Stephanie Cork, a kinesiology doctoral student from Canada and Graduate Student Government president, said university administration did not ask GSG or the graduate school for their input on the fee.
International students made up one-third of the graduate student population in fall 2016, with 3,567 graduate students from foreign countries. There were also 1,311 international undergraduate students as of fall 2016.
The fee is similar to what other Big Ten schools have in place; the University of Michigan, University of Iowa and Penn State all have fees for international students.
“If other Big Ten schools do this, we simply request that the fee goes through the same process as every other fee,” Cork said. “We haven’t been given a student voice.”
Mandatory fees and room and board have to go through a five-step approval process, including recommendations by the Committee for the Review of Student Fees, which consists of university officials and students who advise the president and the cabinet on mandatory and non-mandatory fee proposals. The committee has not been involved with the international student fee, Cork wrote in a message. She said almost no one knows that the fee will be effective fall 2017.
Roozbeh Bakhshi, a mechanical engineering doctoral student from Iran, said the fee “came out of no where.”
“There were no announcements. It just showed up on the website,” he said. “I really would like to know what the justification for the fee is.”

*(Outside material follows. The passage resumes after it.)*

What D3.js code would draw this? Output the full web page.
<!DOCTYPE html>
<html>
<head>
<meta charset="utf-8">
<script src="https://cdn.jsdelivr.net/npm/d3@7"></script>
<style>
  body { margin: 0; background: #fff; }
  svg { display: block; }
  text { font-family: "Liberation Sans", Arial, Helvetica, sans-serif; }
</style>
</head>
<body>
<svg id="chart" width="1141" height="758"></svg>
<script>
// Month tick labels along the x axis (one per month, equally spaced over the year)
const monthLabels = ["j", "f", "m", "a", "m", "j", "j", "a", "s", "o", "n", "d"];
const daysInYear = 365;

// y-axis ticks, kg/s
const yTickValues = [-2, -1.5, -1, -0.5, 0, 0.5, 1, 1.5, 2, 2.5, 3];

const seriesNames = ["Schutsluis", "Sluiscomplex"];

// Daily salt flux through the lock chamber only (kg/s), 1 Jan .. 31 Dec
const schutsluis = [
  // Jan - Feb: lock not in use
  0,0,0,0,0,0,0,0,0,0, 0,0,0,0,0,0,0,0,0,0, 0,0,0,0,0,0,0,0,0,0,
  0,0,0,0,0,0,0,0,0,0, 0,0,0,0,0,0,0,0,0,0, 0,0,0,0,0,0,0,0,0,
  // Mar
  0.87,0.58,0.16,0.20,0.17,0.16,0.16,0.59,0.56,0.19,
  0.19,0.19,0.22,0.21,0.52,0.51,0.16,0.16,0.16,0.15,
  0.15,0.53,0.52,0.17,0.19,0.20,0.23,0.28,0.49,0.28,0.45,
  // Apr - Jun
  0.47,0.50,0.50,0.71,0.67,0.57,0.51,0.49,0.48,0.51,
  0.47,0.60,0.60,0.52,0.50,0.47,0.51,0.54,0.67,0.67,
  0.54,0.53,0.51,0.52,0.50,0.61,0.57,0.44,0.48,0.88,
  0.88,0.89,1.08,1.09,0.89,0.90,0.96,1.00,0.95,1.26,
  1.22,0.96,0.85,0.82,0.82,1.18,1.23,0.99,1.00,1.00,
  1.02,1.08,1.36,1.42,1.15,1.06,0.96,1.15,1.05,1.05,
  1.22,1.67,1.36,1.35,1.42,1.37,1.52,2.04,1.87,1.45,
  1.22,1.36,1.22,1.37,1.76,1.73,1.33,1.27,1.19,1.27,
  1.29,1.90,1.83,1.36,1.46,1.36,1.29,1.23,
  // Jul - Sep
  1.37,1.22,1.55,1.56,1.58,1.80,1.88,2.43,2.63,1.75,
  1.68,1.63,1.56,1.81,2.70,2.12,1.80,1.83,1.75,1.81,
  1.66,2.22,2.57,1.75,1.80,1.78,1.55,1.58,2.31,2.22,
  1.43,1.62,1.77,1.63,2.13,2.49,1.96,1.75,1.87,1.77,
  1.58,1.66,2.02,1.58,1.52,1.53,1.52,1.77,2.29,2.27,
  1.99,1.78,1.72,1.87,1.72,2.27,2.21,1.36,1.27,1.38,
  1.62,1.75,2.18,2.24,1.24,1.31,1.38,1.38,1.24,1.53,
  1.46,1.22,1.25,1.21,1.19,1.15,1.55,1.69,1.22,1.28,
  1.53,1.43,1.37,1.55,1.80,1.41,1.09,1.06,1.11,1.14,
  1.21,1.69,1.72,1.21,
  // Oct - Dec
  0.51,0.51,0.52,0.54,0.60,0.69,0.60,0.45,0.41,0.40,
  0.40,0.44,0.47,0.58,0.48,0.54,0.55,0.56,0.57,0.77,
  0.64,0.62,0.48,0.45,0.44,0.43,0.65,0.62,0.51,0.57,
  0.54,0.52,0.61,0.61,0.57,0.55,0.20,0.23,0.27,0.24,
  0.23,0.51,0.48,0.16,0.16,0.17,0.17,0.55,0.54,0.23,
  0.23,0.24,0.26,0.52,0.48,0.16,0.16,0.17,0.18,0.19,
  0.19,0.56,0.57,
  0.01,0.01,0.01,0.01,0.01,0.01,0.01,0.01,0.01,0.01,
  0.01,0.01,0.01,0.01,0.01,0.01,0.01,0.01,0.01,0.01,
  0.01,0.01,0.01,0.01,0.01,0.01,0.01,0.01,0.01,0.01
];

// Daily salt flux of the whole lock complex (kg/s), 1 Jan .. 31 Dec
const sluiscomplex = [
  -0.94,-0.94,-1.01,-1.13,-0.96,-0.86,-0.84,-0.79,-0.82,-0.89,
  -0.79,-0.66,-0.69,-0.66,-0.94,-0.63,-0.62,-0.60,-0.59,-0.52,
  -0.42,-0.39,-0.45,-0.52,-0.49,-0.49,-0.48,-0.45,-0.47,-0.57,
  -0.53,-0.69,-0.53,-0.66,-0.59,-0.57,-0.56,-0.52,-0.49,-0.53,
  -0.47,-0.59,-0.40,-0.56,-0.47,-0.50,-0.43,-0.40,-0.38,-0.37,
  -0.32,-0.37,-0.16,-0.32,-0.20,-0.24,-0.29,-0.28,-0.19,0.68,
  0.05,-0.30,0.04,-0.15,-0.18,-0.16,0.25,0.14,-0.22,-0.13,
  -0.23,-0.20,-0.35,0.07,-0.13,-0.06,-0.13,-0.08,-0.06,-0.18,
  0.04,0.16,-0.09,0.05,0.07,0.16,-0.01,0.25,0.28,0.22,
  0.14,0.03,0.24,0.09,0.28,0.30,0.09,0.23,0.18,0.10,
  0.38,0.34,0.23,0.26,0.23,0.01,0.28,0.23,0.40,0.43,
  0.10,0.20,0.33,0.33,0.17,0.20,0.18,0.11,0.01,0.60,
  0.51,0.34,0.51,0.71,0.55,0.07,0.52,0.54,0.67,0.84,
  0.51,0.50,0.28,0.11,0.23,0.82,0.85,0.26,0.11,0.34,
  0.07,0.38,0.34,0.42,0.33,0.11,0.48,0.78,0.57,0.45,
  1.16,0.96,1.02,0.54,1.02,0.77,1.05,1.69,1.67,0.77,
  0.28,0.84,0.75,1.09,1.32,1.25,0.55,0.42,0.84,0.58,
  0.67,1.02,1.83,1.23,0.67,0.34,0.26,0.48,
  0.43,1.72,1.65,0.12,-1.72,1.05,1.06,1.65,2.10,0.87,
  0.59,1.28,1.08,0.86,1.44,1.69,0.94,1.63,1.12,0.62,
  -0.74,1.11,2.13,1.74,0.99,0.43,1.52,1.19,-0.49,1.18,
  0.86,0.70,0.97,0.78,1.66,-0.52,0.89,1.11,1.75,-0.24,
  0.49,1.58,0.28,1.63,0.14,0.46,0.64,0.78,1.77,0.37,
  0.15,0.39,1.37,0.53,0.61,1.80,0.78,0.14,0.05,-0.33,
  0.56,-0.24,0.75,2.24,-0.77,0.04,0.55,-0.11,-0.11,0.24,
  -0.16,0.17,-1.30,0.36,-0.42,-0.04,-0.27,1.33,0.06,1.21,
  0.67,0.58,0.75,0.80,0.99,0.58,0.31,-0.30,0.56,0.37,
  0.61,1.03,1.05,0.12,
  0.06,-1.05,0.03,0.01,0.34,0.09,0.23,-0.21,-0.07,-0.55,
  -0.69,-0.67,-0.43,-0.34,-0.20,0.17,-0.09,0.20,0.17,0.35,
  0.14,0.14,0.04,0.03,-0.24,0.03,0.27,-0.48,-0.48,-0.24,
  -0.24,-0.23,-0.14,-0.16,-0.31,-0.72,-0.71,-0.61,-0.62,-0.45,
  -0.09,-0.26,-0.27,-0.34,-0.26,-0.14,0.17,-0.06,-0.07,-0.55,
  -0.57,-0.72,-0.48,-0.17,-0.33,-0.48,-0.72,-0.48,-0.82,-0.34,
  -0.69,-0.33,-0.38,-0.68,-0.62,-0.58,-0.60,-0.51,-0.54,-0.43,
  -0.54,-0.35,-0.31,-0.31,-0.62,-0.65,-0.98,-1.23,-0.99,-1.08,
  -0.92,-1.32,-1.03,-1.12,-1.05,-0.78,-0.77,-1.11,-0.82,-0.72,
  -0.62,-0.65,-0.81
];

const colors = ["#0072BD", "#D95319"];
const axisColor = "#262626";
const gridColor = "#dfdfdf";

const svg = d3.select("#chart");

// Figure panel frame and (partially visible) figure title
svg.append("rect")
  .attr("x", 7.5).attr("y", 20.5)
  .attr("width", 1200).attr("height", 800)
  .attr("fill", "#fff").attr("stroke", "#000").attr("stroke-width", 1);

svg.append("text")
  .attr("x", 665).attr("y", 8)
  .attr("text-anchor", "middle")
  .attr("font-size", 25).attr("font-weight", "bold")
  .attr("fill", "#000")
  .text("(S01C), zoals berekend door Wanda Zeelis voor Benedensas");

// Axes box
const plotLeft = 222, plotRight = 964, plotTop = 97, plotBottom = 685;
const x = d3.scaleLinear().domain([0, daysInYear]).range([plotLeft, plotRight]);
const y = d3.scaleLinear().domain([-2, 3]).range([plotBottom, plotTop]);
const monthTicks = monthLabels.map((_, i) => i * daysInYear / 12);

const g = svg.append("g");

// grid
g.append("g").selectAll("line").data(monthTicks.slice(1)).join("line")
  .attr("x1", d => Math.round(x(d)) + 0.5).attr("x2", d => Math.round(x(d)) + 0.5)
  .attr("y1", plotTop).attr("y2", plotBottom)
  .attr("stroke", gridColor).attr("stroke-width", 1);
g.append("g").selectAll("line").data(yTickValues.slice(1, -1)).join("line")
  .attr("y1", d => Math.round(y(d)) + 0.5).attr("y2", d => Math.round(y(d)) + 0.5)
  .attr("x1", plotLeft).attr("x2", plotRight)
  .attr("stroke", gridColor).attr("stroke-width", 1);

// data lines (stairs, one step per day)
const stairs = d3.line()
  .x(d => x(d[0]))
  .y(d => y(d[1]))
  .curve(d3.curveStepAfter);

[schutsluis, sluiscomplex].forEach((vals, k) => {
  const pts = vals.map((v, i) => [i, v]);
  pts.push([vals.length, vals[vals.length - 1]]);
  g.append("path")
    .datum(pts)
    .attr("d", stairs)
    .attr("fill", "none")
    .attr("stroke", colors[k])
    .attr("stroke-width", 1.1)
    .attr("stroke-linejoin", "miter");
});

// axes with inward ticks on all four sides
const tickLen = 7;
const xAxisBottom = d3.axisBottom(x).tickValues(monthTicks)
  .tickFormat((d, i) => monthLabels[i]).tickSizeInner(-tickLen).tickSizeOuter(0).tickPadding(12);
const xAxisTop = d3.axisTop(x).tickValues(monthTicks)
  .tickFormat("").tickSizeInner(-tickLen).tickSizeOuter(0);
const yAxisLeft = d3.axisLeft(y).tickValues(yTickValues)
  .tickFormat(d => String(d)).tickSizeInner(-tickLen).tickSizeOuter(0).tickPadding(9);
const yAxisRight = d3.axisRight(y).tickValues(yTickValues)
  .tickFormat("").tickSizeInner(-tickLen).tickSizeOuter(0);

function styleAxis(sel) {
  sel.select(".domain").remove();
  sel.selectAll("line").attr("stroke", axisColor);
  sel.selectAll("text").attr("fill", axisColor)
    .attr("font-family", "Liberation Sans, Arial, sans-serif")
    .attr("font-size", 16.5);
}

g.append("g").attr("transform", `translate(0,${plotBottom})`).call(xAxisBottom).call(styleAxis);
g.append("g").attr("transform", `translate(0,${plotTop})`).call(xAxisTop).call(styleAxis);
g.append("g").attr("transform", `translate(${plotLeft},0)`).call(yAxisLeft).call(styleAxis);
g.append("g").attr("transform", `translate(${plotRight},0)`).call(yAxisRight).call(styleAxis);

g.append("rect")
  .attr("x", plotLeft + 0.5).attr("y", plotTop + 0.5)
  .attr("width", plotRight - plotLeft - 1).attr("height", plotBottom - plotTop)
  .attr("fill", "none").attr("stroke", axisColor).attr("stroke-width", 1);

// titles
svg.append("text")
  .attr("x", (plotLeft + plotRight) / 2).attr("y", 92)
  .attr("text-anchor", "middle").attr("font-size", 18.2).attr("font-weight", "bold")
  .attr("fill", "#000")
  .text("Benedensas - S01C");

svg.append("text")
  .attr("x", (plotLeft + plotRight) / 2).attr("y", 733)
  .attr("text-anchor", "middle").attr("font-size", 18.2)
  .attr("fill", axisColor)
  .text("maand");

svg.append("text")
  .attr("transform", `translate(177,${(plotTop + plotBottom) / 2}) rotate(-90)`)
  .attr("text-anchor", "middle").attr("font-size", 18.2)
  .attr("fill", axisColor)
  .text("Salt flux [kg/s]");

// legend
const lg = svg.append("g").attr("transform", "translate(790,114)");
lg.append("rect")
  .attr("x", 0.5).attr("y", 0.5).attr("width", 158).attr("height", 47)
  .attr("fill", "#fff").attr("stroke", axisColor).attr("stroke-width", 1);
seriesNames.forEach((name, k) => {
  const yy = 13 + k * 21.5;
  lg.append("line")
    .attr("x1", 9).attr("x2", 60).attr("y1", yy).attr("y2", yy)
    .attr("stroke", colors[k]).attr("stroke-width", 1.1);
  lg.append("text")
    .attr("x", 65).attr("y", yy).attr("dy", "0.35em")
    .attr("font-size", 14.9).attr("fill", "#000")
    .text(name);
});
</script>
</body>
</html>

Growing costs for international students may restrict who can come to this university, Cork said. For example, international graduate students who do not hold a degree from an English-speaking country and fail the English language proficiency tests must attend mandatory English classes that require additional fees.
[READ MORE: A UMD student is scrambling to return to the U.S. amid Trump travel ban suspension]
“If these fees keep increasing I don’t know if I can stay at the University of Maryland,” she said. “It makes international students feel like they are not wanted at this school. This [university] administration makes me feel unwelcome.”
The fee also comes at a time where international students may be wary of coming to U.S. schools as a result of President Trump’s immigration policies, Cork said. Trump signed an executive order Jan. 27 barring citizens of seven predominantly Muslim countries from entering the United States for 90 days. The order also suspended the entry of all refugees into the country for 120 days, and suspended the entry of Syrian refugees indefinitely. The ban — which was later blocked by a federal judge — affected about 350 members of the university community, most of whom are graduate students, post-doctoral researchers and visiting scholars, university President Wallace Loh wrote in a message on Jan. 31.
A Sudanese doctoral student is still trying to return to the United States after he traveled home during winter break and was in the midst of renewing his visa when the ban was put in place.
Mary Carroll-Mason, a graduate school spokeswoman, wrote in an email that graduate school officials “really haven’t been involved in the decision making about the fee.”
Projections show that this university has considered implementing the fee since at least 2015.
Cork said Ross Lewin, associate vice president for International Affairs, and the provost’s office need to improve transparency with the fee and anything else that might impact international students.
At GSG’s February meeting, Cork told the GSG the fee was approved, and many students were not aware the fee was under consideration.
In addition to the fee, several graduate programs also charge international students more than students from the United States through non-standard tuition. The public policy school charges non-resident, international students a $250 fee.
The international affairs office did not return repeated calls for comment. Assistants in the International Students and Scholars Services office and in the bursar’s office said they were not aware of the fee.